Townsville City Council's digital asset library contains tens of thousands of photographs accumulated over roughly two decades of scanning, photographing and importing. A significant portion of those files — internal estimates have put the figure at more than 15 percent of the total catalogue — are duplicates: identical or near-identical images stored under different file names, across different folders, sometimes on entirely separate servers. The rationalisation program to fix that problem formally began in the first quarter of 2026, but the conditions that created it stretch back much further.
The timing matters because the council is mid-way through a broader digital infrastructure upgrade ahead of the Townsville Hydrogen Hub's anticipated operational milestones and the ongoing reconstruction work tied to the 2019 flood recovery. Both projects generate enormous volumes of photographic documentation — site inspections, progress records, community consultation imagery — and feeding that material into an already cluttered system risks compounding an existing mess rather than creating a clean record.
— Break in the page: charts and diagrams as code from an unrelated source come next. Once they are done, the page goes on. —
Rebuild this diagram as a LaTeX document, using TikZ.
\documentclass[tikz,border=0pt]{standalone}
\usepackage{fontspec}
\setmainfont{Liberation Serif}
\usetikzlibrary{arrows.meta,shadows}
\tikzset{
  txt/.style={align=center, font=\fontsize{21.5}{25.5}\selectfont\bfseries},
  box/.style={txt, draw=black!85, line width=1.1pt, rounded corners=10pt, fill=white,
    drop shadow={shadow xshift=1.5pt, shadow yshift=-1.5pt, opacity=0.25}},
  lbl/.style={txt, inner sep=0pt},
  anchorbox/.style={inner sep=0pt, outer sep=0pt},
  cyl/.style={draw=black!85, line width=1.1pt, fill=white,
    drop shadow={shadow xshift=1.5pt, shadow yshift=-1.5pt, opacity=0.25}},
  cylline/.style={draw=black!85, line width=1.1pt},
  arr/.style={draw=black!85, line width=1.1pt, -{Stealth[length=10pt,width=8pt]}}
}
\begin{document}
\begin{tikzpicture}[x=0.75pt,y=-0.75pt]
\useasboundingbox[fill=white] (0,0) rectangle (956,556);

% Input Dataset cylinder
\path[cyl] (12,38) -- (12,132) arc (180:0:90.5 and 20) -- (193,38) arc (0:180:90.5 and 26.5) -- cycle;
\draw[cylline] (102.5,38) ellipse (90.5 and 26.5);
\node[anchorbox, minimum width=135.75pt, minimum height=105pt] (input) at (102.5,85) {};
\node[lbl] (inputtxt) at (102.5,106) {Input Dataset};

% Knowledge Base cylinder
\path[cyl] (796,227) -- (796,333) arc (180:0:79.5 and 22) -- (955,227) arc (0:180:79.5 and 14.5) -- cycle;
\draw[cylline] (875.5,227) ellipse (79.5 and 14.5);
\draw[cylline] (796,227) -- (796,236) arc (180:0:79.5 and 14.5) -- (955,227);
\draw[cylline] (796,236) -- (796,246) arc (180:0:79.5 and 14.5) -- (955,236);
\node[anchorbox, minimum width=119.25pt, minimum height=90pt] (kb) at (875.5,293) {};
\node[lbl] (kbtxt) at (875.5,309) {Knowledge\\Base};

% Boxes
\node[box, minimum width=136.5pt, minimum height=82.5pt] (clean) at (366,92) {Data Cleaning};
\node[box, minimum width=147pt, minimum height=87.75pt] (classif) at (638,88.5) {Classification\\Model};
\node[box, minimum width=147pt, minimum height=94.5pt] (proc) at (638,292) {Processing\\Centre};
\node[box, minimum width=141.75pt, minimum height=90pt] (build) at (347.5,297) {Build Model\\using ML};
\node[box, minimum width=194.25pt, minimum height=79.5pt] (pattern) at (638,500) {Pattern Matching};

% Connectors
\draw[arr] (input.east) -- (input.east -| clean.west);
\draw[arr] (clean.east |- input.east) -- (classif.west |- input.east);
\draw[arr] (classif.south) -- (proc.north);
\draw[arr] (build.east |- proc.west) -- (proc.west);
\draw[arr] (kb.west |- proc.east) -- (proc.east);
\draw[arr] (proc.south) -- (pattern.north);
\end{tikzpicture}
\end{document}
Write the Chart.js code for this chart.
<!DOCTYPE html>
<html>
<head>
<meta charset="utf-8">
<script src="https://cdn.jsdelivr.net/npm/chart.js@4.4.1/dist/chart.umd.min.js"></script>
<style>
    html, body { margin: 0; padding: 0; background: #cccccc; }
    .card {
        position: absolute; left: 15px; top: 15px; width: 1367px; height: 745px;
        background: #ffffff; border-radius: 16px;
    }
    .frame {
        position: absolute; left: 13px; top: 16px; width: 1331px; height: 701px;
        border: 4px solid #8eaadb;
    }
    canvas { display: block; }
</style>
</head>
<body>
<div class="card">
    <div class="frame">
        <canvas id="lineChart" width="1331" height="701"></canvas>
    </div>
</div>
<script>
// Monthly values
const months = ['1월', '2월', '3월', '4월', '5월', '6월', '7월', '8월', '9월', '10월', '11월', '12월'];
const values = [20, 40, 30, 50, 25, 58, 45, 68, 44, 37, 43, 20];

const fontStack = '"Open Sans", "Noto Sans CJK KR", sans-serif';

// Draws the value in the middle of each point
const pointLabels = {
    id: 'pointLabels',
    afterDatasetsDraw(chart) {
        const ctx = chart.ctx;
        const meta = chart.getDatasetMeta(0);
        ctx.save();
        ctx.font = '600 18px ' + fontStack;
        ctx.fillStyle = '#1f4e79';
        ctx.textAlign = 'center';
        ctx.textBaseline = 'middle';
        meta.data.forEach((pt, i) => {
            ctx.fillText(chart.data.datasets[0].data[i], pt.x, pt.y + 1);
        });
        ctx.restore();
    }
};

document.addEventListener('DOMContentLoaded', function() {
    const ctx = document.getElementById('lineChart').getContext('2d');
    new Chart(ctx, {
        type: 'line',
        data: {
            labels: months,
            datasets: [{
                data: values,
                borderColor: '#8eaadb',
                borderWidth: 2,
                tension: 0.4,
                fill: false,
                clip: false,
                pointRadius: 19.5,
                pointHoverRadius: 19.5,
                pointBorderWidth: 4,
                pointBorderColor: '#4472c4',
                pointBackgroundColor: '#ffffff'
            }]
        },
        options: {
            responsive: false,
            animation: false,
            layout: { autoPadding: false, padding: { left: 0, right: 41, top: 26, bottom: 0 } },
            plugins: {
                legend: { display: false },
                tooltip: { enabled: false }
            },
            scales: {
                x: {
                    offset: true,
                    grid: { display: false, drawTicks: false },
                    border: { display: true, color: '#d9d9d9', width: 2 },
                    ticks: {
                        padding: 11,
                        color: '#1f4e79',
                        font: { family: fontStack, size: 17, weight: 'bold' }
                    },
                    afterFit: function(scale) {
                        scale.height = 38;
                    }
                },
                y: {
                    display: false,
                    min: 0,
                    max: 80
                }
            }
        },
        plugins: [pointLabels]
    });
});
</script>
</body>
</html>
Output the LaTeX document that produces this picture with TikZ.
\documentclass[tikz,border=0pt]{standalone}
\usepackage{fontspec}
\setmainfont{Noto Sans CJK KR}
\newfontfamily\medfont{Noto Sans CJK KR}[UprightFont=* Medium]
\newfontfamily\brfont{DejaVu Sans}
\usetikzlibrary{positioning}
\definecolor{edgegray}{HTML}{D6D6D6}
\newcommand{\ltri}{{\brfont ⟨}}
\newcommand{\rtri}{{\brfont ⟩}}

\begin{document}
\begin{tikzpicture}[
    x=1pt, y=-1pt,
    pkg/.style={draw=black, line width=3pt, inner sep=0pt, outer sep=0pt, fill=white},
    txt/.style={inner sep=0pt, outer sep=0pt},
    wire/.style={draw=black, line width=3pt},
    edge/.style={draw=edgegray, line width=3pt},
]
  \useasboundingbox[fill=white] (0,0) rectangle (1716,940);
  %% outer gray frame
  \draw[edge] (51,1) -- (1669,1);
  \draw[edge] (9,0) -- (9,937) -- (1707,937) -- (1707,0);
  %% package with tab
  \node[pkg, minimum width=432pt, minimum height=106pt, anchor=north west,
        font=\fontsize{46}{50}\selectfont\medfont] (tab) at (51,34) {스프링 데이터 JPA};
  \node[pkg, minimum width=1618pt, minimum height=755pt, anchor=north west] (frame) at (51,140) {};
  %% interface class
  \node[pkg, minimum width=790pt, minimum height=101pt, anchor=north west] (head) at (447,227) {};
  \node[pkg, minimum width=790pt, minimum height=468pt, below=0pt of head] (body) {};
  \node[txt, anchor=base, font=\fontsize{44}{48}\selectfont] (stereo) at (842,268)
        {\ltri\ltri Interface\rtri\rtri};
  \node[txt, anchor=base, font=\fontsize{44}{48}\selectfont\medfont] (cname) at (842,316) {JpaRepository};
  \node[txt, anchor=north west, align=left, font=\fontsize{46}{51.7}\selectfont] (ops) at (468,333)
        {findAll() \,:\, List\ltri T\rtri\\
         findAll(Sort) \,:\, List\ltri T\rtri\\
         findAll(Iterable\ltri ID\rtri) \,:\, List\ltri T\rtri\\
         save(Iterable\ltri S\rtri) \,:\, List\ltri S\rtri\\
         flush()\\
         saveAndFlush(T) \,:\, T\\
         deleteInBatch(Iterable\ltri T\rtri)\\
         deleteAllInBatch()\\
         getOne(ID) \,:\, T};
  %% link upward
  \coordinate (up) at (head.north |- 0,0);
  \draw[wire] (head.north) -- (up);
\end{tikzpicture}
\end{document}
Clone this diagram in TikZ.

How the Duplicates Accumulated
Three distinct events drove the problem. The first was the 2019 Ross River Dam flood emergency, when the priority was capturing damage evidence quickly. Staff across multiple departments — engineering, community services, disaster recovery — were photographing the same sites at Rosslea, Idalia and along the Haughton River corridor simultaneously, often uploading to whichever shared drive was accessible rather than the designated repository. No deduplication protocol was in place at the time.
The second factor was a 2021 migration away from the council's legacy content management system to a newer platform. File transfers of that scale routinely produce duplicate entries when folders are mapped incorrectly or when staff manually re-upload files they cannot locate in the new environment. The Townsville City Libraries system went through an analogous problem during its own catalogue digitisation work centred on the Aitkenvale branch around the same period, with scanned historical photographs from the North Queensland collection appearing in multiple catalogue records.
Third, and perhaps most structural, was the growth of smartphone-based documentation across council field teams. Officers attached to the Riverway precinct maintenance crews, the Castle Hill lookout infrastructure team and environmental monitoring operations along the Belgian Gardens foreshore all began submitting images via personal devices from around 2020 onward. Without a centralised intake point, duplicates entered the system with every batch upload.
What Deduplication Actually Involves
Replacing or removing a duplicate image sounds straightforward. In practice, each file may have been referenced by multiple records — a development application, a media release, an internal report — meaning deletion without checking those links breaks content across the organisation's published and internal materials. The council's ICT team, working alongside the records unit based at Thuringowa Drive, has had to build a reference-mapping process before any file can be safely retired.
Software tools that use perceptual hashing — algorithms that compare images by visual content rather than file name or metadata — have been central to identifying near-matches, particularly where the same photograph was saved in both JPEG and PNG formats, or at different resolutions for different publishing contexts. The James Cook University library system, which ran a comparable audit of its digital collections in 2023, found that perceptual hashing identified roughly 30 percent more duplicates than filename matching alone, according to publicly available conference proceedings from the Australian Library and Information Association.
For community organisations managing their own archives — the Townsville Pacific Festival committee, for example, or the First Nations community groups documenting treaty process consultations on Palm Island — the same logic applies at a smaller scale. Duplicate images waste storage, create confusion about which version is the authoritative record, and can result in outdated photographs being used in publications after a preferred image has been identified.
The council's ICT team has indicated the first full deduplication pass across the primary asset library is scheduled for completion by September 2026. Organisations running their own image collections — whether heritage groups along Flinders Street or sporting clubs at Dairy Farmers Stadium — would be well placed to audit their own holdings before the wet season documentation season begins in earnest later this year. Free tools including digiKam and Google's open-source duplicate-finder libraries are available for non-enterprise users, and the Townsville City Libraries digital literacy program runs sessions at the Central Library on Denham Street that cover basic file management.